The falls are part of a practically virgin dense jungle ecosystem protected by Argentine and Brazilian national parks. We have lunch at the restaurant in the park and then take the Rainforest Ecological Train, a lot like the toy trains, across the forest to the entrance of trails.
Two thirds of the falls are on the Argentinean side of the river and walkways across the forest allow close views of falls. We take 2 trails - the Upper and Lower. Walking along we encounter some Quachi Racoons frolicking around on the track and some amazing birds and butterflies. And this is where I feel bad about the loss of my memory card and snaps. A beautiful butterfly on a guy’s knee…I ask him to freeze as I take snaps of it. Sweet fellow obliges. On a bench some people left crackers and a butterfly is captured nibbling away. Various shots of a blue butterfly perched on the railing with an 8 on its wings as it flutters away:-(
At some points one can literally walk over the water gushing into the Devil's Gorge. One of the walkways takes us directly over the falls of the Devil's Throat, the highest and deepest of the falls, with water pouring into it from three sides. I cannot describe with words what I felt at that time – beautiful, sublime, picturesque, awesome …I think one must put ones head in the spray of water to really feel the power and beauty. The Iguazu falls are among the widest in the world but because it is split into hundreds of discrete falls and large islands, it isn’t seen as one big curtain of water, but many spectacular smaller falls. The shape of the walkways is such that one enjoys so many different views and at one point near the end we are surrounded by 260 degrees of waterfalls.
So with Meeta’s words - FULL BEAUTA – still ringing in our ears we trace our steps back to the train and collapse in the bus. It seems that at the border, the passport control wanted to count the heads and boarded the bus to check – only to see a busload of sleepy heads! I wouldn’t know – I was fast asleep. By the time we reached our hotel, we all were refreshed for our drinks partyyyyy in Sumi’s room where Meeta and Sumi made some heady cocktails!

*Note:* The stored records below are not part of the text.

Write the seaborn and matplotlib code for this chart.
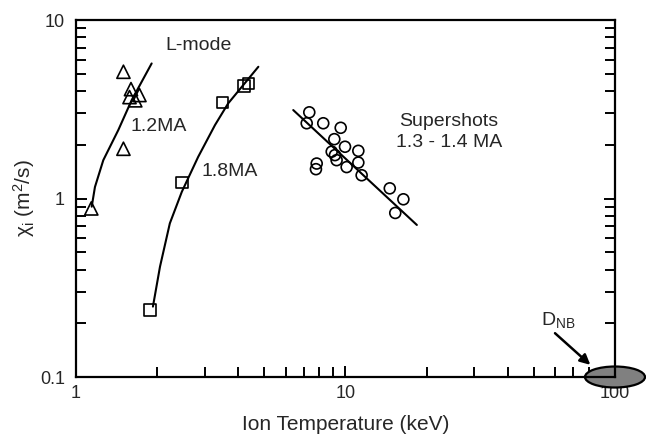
import matplotlib
matplotlib.use("Agg")
import matplotlib.pyplot as plt
import matplotlib.transforms as mtrans
from matplotlib.patches import Ellipse
import seaborn as sns

# L-mode 1.2 MA (triangles)
lmode12_te = [1.14, 1.50, 1.60, 1.58, 1.66, 1.72, 1.50]
lmode12_chi = [0.88, 5.13, 4.10, 3.70, 3.55, 3.80, 1.90]
lmode12_fit_te = [1.144, 1.176, 1.263, 1.436, 1.610, 1.909]
lmode12_fit_chi = [0.90, 1.16, 1.64, 2.42, 3.56, 5.71]

# L-mode 1.8 MA (squares)
lmode18_te = [1.88, 2.47, 3.49, 4.20, 4.36]
lmode18_chi = [0.237, 1.23, 3.44, 4.27, 4.42]
lmode18_fit_te = [1.93, 2.05, 2.23, 2.47, 2.84, 3.28, 3.67, 4.75]
lmode18_fit_chi = [0.248, 0.415, 0.726, 1.09, 1.71, 2.58, 3.41, 5.47]

# Supershots 1.3 - 1.4 MA (circles)
super_te = [7.34, 7.18, 8.27, 9.60, 9.09, 9.96, 11.16, 8.89, 9.14, 9.27,
            7.82, 7.77, 11.16, 10.1, 11.48, 14.6, 16.4, 15.3]
super_chi = [3.04, 2.64, 2.64, 2.49, 2.15, 1.95, 1.85, 1.83, 1.75, 1.64,
             1.57, 1.46, 1.59, 1.50, 1.35, 1.14, 0.99, 0.83]
super_fit_te = [6.40, 18.4]
super_fit_chi = [3.13, 0.711]

sns.set_theme(style="ticks")
plt.rcParams['font.family'] = ['Liberation Sans', 'DejaVu Sans']
plt.rcParams['mathtext.fontset'] = 'custom'
plt.rcParams['mathtext.rm'] = 'Liberation Sans'
plt.rcParams['mathtext.it'] = 'Liberation Sans:italic'

fig = plt.figure(figsize=(6.46, 4.34), dpi=100)
ax = fig.add_axes([0.1176, 0.1313, 0.8344, 0.8226])

line_kw = dict(color="black", linewidth=1.5, sort=False, estimator=None, legend=False)
sns.lineplot(x=lmode12_fit_te, y=lmode12_fit_chi, ax=ax, **line_kw)
sns.lineplot(x=lmode18_fit_te, y=lmode18_fit_chi, ax=ax, **line_kw)
sns.lineplot(x=super_fit_te, y=super_fit_chi, ax=ax, **line_kw)

sns.scatterplot(x=lmode12_te, y=lmode12_chi, ax=ax, marker="^", s=90,
                facecolor="none", edgecolor="black", linewidth=1.2, zorder=3)
sns.scatterplot(x=lmode18_te, y=lmode18_chi, ax=ax, marker="s", s=68,
                facecolor="none", edgecolor="black", linewidth=1.2, zorder=3)
sns.scatterplot(x=super_te, y=super_chi, ax=ax, marker="o", s=62,
                facecolor="none", edgecolor="black", linewidth=1.2, zorder=3)

ax.set_xscale("log")
ax.set_yscale("log")
ax.set_xlim(1, 100)
ax.set_ylim(0.1, 10)
ax.set_xticks([1, 10, 100])
ax.set_xticklabels(["1", "10", "100"])
ax.set_yticks([0.1, 1, 10])
ax.set_yticklabels(["0.1", "1", "10"])

for s in ax.spines.values():
    s.set_linewidth(1.6)
    s.set_color("black")
ax.tick_params(which="both", direction="in", left=True, right=True, bottom=True, top=False,
               width=1.4, color="black", labelsize=13)
ax.tick_params(which="major", length=8)
ax.tick_params(which="minor", length=7)
ax.tick_params(axis="x", which="major", pad=6)
ax.tick_params(axis="y", which="major", pad=8)

ax.set_xlabel("Ion Temperature (keV)", fontsize=15, labelpad=9)
ax.set_ylabel("χ$_{\\rm i}$ (m$^{2}$/s)", fontsize=15, labelpad=2)

# annotations
ax.text(2.86, 7.24, "L-mode", fontsize=14, ha="center", va="center")
ax.text(1.59, 2.52, "1.2MA", fontsize=14, ha="left", va="center")
ax.text(2.93, 1.41, "1.8MA", fontsize=14, ha="left", va="center")
ax.text(24.2, 2.37, "Supershots\n1.3 - 1.4 MA", fontsize=14, ha="center", va="center",
        multialignment="center", linespacing=1.3)

# D_NB ellipse at the corner
trans = fig.dpi_scale_trans + mtrans.ScaledTranslation(100, 0.1, ax.transData)
ell = Ellipse((0, 0), width=0.60, height=0.21, transform=trans, facecolor="#808080",
              edgecolor="black", linewidth=1.6, clip_on=False, zorder=2)
ax.add_patch(ell)
ax.text(61.4, 0.209, r"D$_{\rm NB}$", fontsize=14, ha="center", va="center")
ax.annotate("", xy=(81, 0.117), xytext=(59.9, 0.176),
            arrowprops=dict(arrowstyle="-|>", color="black", lw=1.8, mutation_scale=15,
                            shrinkA=0, shrinkB=0))

fig.savefig("out.png", dpi=100)
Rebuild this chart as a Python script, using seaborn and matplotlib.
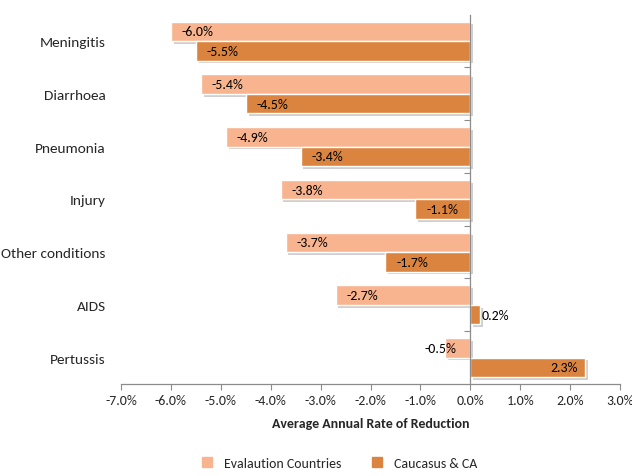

Next morning we leave to see the Brazilian side of the falls. The real enormity of the falls hits us. Though Brazil has only 20% of the balls, it has the most panoramic views. At the start of the trail, one can just look across to all the falls on the Argentina side. We then walk through the subtropical forest of National Iguaçu Park and stop several times to see the falls. Its brilliant, no doubts, but many of us start getting the feeling that the previous day was more impressive…but like its often said – leave the best for the last!
The walkway along the canyon has an extension to the lower base of the spectacular Devil's Throat, where fourteen falls drop 350 feet with such force that there is always a 100 foot cloud of spray overhead. The Mist, the Rainbows…not one but 3 at one time was breathtaking!
Upon seeing Iguazu, the United States' First Lady Eleanor Roosevelt reportedly exclaimed "Poor Niagara!" I haven’t seen the Niagara Falls, but I can’t imagine anything beating what I saw here!
And the cheery on the cake – my window seat on the flight out…I managed to get an aerial view of the falls!